### Stated exercise:
Your answer is a single number: the count of lines that contain the string "with".
_ _ _ _ _
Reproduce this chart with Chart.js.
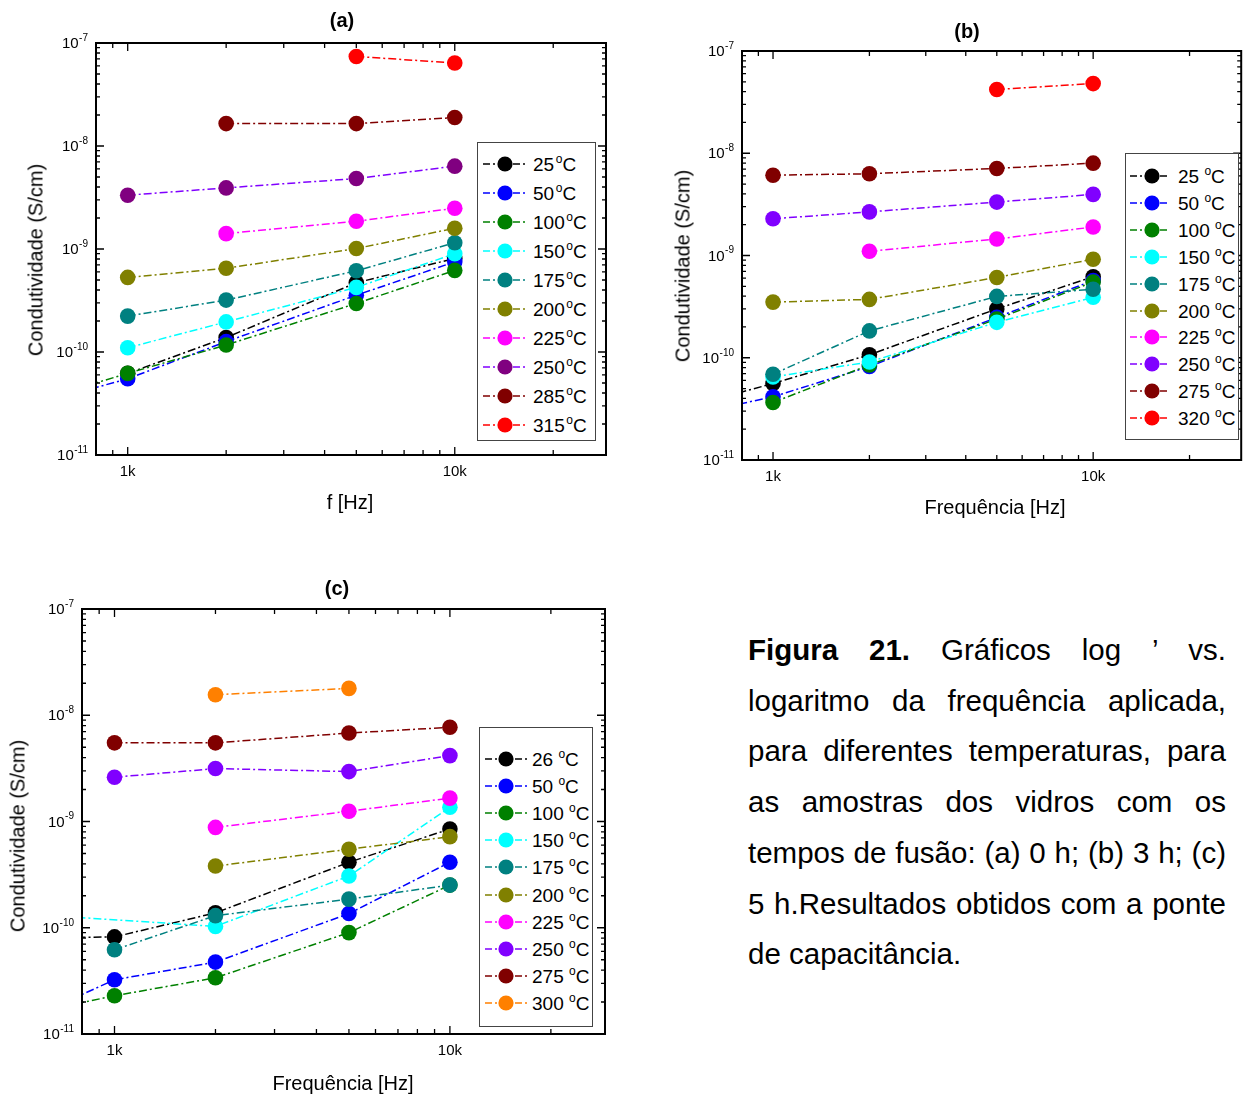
<!DOCTYPE html>
<html><head><meta charset="utf-8">
<script src="https://cdn.jsdelivr.net/npm/chart.js@4.4.1/dist/chart.umd.min.js"></script>
<style>
body{margin:0;background:#fff;width:1249px;height:1095px;position:relative;overflow:hidden;font-family:"Liberation Sans",Arial,Helvetica,sans-serif;color:#000;}
canvas{position:absolute;}
.t{position:absolute;transform:translate(-50%,-50%);white-space:nowrap;}
.title{font-weight:bold;font-size:20px;}
.axt{font-size:20px;}
.yt{transform:translate(-50%,-50%) rotate(-90deg);}
.leg{position:absolute;border:1px solid #444;background:#fff;box-sizing:border-box;}
.lrow{position:absolute;white-space:nowrap;font-size:19px;line-height:20px;}
.lrow sup{font-size:12px;vertical-align:8px;line-height:0;}
.cap{position:absolute;left:748px;width:478px;top:625px;font-size:29.5px;line-height:50.7px;}
.cap div{text-align:justify;text-align-last:justify;white-space:nowrap;}
.cap div.last{text-align:left;text-align-last:left;}
</style></head><body>

<canvas id="ca" width="625" height="500" style="left:0;top:0"></canvas>
<canvas id="cb" width="599" height="500" style="left:650px;top:0"></canvas>
<canvas id="cc" width="625" height="520" style="left:0;top:560px"></canvas>

<div class="t title" style="left:342px;top:20px">(a)</div>
<div class="t title" style="left:967px;top:31px">(b)</div>
<div class="t title" style="left:337px;top:588px">(c)</div>

<div class="t axt" style="left:350px;top:502px">f [Hz]</div>
<div class="t axt" style="left:995px;top:507px">Frequência [Hz]</div>
<div class="t axt" style="left:343px;top:1083px">Frequência [Hz]</div>

<div class="t axt yt" style="left:36px;top:260px">Condutividade (S/cm)</div>
<div class="t axt yt" style="left:683px;top:266px">Condutividade (S/cm)</div>
<div class="t axt yt" style="left:18px;top:836px">Condutividade (S/cm)</div>

<div class="cap">
<div><b>Figura 21.</b> Gráficos log ’ vs.</div>
<div>logaritmo da frequência aplicada,</div>
<div>para diferentes temperaturas, para</div>
<div>as amostras dos vidros com os</div>
<div>tempos de fusão: (a) 0 h; (b) 3 h; (c)</div>
<div>5 h.Resultados obtidos com a ponte</div>
<div class="last">de capacitância.</div>
</div>

<script>
// ---------- shared axis data ----------
const freqHz = [500, 1000, 2000, 5000, 10000];
const xMin = 800, xMax = 29000;
const yMin = 1e-11, yMax = 1e-7;
const xTickVals = [1000, 10000];
const xTickText = ['1k', '10k'];
const xMinorVals = [900, 2000, 3000, 4000, 5000, 6000, 7000, 8000, 9000, 20000];
const yTickVals = [1e-11, 1e-10, 1e-9, 1e-8, 1e-7];
const yTickBase = '10';
const yTickExp = ['-11', '-10', '-9', '-8', '-7'];
const yMinorMult = [2, 3, 4, 5, 6, 7, 8, 9];

// ---------- panel (a): 0 h ----------
const aTemps = ['25', '50', '100', '150', '175', '200', '225', '250', '285', '315'];
const a25  = [null, 6.2e-11, 1.38e-10, 4.7e-10, 8.1e-10];
const a50  = [3.0e-11, 5.5e-11, 1.26e-10, 3.56e-10, 7.5e-10];
const a100 = [3.2e-11, 6.2e-11, 1.17e-10, 2.96e-10, 6.2e-10];
const a150 = [null, 1.10e-10, 1.96e-10, 4.24e-10, 9.0e-10];
const a175 = [null, 2.23e-10, 3.19e-10, 6.14e-10, 1.15e-9];
const a200 = [null, 5.3e-10, 6.5e-10, 1.01e-9, 1.59e-9];
const a225 = [null, null, 1.41e-9, 1.86e-9, 2.49e-9];
const a250 = [null, 3.33e-9, 3.92e-9, 4.83e-9, 6.37e-9];
const a285 = [null, null, 1.65e-8, 1.65e-8, 1.89e-8];
const a315 = [null, null, null, 7.4e-8, 6.4e-8];

// ---------- panel (b): 3 h ----------
const bTemps = ['25', '50', '100', '150', '175', '200', '225', '250', '275', '320'];
const b25  = [3.1e-11, 5.6e-11, 1.07e-10, 3.0e-10, 6.2e-10];
const b50  = [2.6e-11, 4.15e-11, 8.2e-11, 2.48e-10, 5.7e-10];
const b100 = [null, 3.65e-11, 8.5e-11, 2.39e-10, 5.5e-10];
const b150 = [null, 6.5e-11, 9.1e-11, 2.22e-10, 3.9e-10];
const b175 = [null, 6.9e-11, 1.83e-10, 3.98e-10, 4.67e-10];
const b200 = [null, 3.5e-10, 3.72e-10, 6.1e-10, 9.2e-10];
const b225 = [null, null, 1.10e-9, 1.45e-9, 1.90e-9];
const b250 = [null, 2.29e-9, 2.67e-9, 3.33e-9, 3.96e-9];
const b275 = [null, 6.1e-9, 6.3e-9, 7.1e-9, 8.0e-9];
const b320 = [null, null, null, 4.2e-8, 4.8e-8];

// ---------- panel (c): 5 h ----------
const cTemps = ['26', '50', '100', '150', '175', '200', '225', '250', '275', '300'];
const c26  = [8.0e-11, 8.2e-11, 1.38e-10, 4.13e-10, 8.5e-10];
const c50  = [1.2e-11, 3.24e-11, 4.75e-11, 1.36e-10, 4.13e-10];
const c100 = [1.45e-11, 2.29e-11, 3.38e-11, 9.0e-11, 2.52e-10];
const c150 = [1.37e-10, null, 1.03e-10, 3.07e-10, 1.36e-9];
const c175 = [null, 6.2e-11, 1.30e-10, 1.86e-10, 2.52e-10];
const c200 = [null, null, 3.81e-10, 5.48e-10, 7.2e-10];
const c225 = [null, null, 8.8e-10, 1.25e-9, 1.66e-9];
const c250 = [null, 2.61e-9, 3.15e-9, 2.95e-9, 4.17e-9];
const c275 = [null, 5.5e-9, 5.5e-9, 6.8e-9, 7.7e-9];
const c300 = [null, null, 1.56e-8, 1.79e-8, null];

// ---------- colours ----------
const aLine   = ['#000000','#0000FF','#008000','#00FFFF','#008080','#808000','#FF00FF','#8000FF','#800000','#FF0000'];
const aMarker = ['#000000','#0000FF','#008000','#00FFFF','#008080','#808000','#FF00FF','#800080','#800000','#FF0000'];
const bLine   = ['#000000','#0000FF','#008000','#00FFFF','#008080','#808000','#FF00FF','#8000FF','#800000','#FF0000'];
const cLine   = ['#000000','#0000FF','#008000','#00FFFF','#008080','#808000','#FF00FF','#8000FF','#800000','#FF8000'];

const FONT = '"Liberation Sans", Arial, "DejaVu Sans", sans-serif';

const framePlugin = {
  id: 'frame',
  afterDraw(chart) {
    const ctx = chart.ctx, a = chart.chartArea, xs = chart.scales.x, ys = chart.scales.y;
    ctx.save();
    ctx.strokeStyle = '#000';
    ctx.lineWidth = 1.3;
    ctx.beginPath();
    const xt = (v, len) => { const p = xs.getPixelForValue(v);
      ctx.moveTo(p, a.bottom); ctx.lineTo(p, a.bottom - len);
      ctx.moveTo(p, a.top); ctx.lineTo(p, a.top + len); };
    const yt = (v, len) => { const p = ys.getPixelForValue(v);
      ctx.moveTo(a.left, p); ctx.lineTo(a.left + len, p);
      ctx.moveTo(a.right, p); ctx.lineTo(a.right - len, p); };
    xTickVals.forEach(v => xt(v, 8));
    xMinorVals.forEach(v => xt(v, 5));
    yTickVals.forEach(v => yt(v, 8));
    yTickVals.slice(0, -1).forEach(d => yMinorMult.forEach(m => yt(m * d, 4)));
    ctx.stroke();
    ctx.lineWidth = 2;
    ctx.strokeRect(a.left, a.top, a.right - a.left, a.bottom - a.top);
    // y tick labels: "10" with superscript exponent
    ctx.fillStyle = '#000';
    ctx.textBaseline = 'middle';
    ctx.textAlign = 'left';
    yTickVals.forEach((v, i) => {
      const p = ys.getPixelForValue(v);
      ctx.font = '10px ' + FONT;
      const we = ctx.measureText(yTickExp[i]).width;
      ctx.font = '15px ' + FONT;
      const wb = ctx.measureText(yTickBase).width;
      const xr = a.left - 8;
      ctx.fillText(yTickBase, xr - we - wb - 0.5, p + 1);
      ctx.font = '10px ' + FONT;
      ctx.fillText(yTickExp[i], xr - we, p - 5);
    });
    ctx.restore();
  }
};

function buildChart(id, series, lineColors, markerColors, box) {
  const n = series.length;
  const datasets = series.map((vals, i) => ({
    data: freqHz.map((f, j) => ({x: f, y: vals[j]})).filter(p => p.y !== null),
    borderColor: lineColors[i],
    backgroundColor: markerColors[i],
    pointBackgroundColor: markerColors[i],
    pointBorderColor: markerColors[i],
    pointBorderWidth: 0,
    pointRadius: 7.8,
    pointHoverRadius: 7.8,
    borderWidth: 1.5,
    borderDash: [8, 3, 2, 3],
    fill: false,
    tension: 0,
    clip: 0,
    order: n - i
  }));
  new Chart(document.getElementById(id), {
    type: 'line',
    data: {datasets},
    options: {
      responsive: false, animation: false, devicePixelRatio: 1, events: [],
      layout: {padding: box.pad},
      plugins: {legend: {display: false}, title: {display: false}, tooltip: {enabled: false}},
      scales: {
        x: {
          type: 'logarithmic', min: xMin, max: xMax,
          grid: {display: false, drawTicks: false}, border: {display: false},
          afterBuildTicks: s => { s.ticks = xTickVals.map(v => ({value: v})); },
          afterFit: s => { s.height = box.xh; },
          ticks: {callback: (v, i) => xTickText[i], padding: 8, autoSkip: false, maxRotation: 0,
                  color: '#000', font: {family: FONT, size: 15}}
        },
        y: {
          type: 'logarithmic', min: yMin, max: yMax,
          grid: {display: false, drawTicks: false}, border: {display: false},
          afterBuildTicks: s => { s.ticks = yTickVals.map(v => ({value: v})); },
          afterFit: s => { s.width = box.yw; },
          ticks: {display: false}
        }
      }
    },
    plugins: [framePlugin]
  });
}

buildChart('ca', [a25, a50, a100, a150, a175, a200, a225, a250, a285, a315], aLine, aMarker,
  {pad: {left: 0, top: 43, right: 19, bottom: 15}, yw: 96, xh: 30});
buildChart('cb', [b25, b50, b100, b150, b175, b200, b225, b250, b275, b320], bLine, bLine,
  {pad: {left: 0, top: 51, right: 4, bottom: 10}, yw: 92, xh: 30});
buildChart('cc', [c26, c50, c100, c150, c175, c200, c225, c250, c275, c300], cLine, cLine,
  {pad: {left: 0, top: 49, right: 20, bottom: 16}, yw: 82, xh: 30});

// ---------- legends (HTML) ----------
function buildLegend(temps, lineColors, markerColors, L) {
  const box = document.createElement('div');
  box.className = 'leg';
  Object.assign(box.style, {left: L.left + 'px', top: L.top + 'px', width: L.w + 'px', height: L.h + 'px'});
  document.body.appendChild(box);
  temps.forEach((t, i) => {
    const cy = L.first + i * L.step;
    const sw = L.s1 - L.s0, cx = L.cx - L.s0;
    const svg = document.createElementNS('http://www.w3.org/2000/svg', 'svg');
    svg.setAttribute('width', sw); svg.setAttribute('height', 20);
    svg.style.position = 'absolute'; svg.style.left = L.s0 + 'px'; svg.style.top = (cy - 10) + 'px';
    svg.innerHTML = `<line x1="0" y1="10" x2="${sw}" y2="10" stroke="${lineColors[i]}" stroke-width="1.5" stroke-dasharray="7 3 2 3"/>` +
                    `<circle cx="${cx}" cy="10" r="7.6" fill="${markerColors[i]}"/>`;
    document.body.appendChild(svg);
    const tx = document.createElement('div');
    tx.className = 'lrow';
    tx.style.left = L.tx + 'px'; tx.style.top = (cy - 9) + 'px';
    tx.innerHTML = t + L.gap + '<sup>o</sup>C';
    document.body.appendChild(tx);
  });
}
buildLegend(aTemps, aLine, aMarker, {left: 477, top: 142, w: 119, h: 299, first: 164, step: 29, s0: 483, s1: 527, cx: 505, tx: 533, gap: '&#8202;'});
buildLegend(bTemps, bLine, bLine,   {left: 1125, top: 153, w: 114, h: 287, first: 176, step: 26.9, s0: 1130, s1: 1168, cx: 1152, tx: 1178, gap: ' '});
buildLegend(cTemps, cLine, cLine,   {left: 479, top: 727, w: 114, h: 300, first: 759, step: 27.1, s0: 485, s1: 528, cx: 506, tx: 532, gap: ' '});
</script>
</body></html>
_ _ _ _ _
### Correct output:
2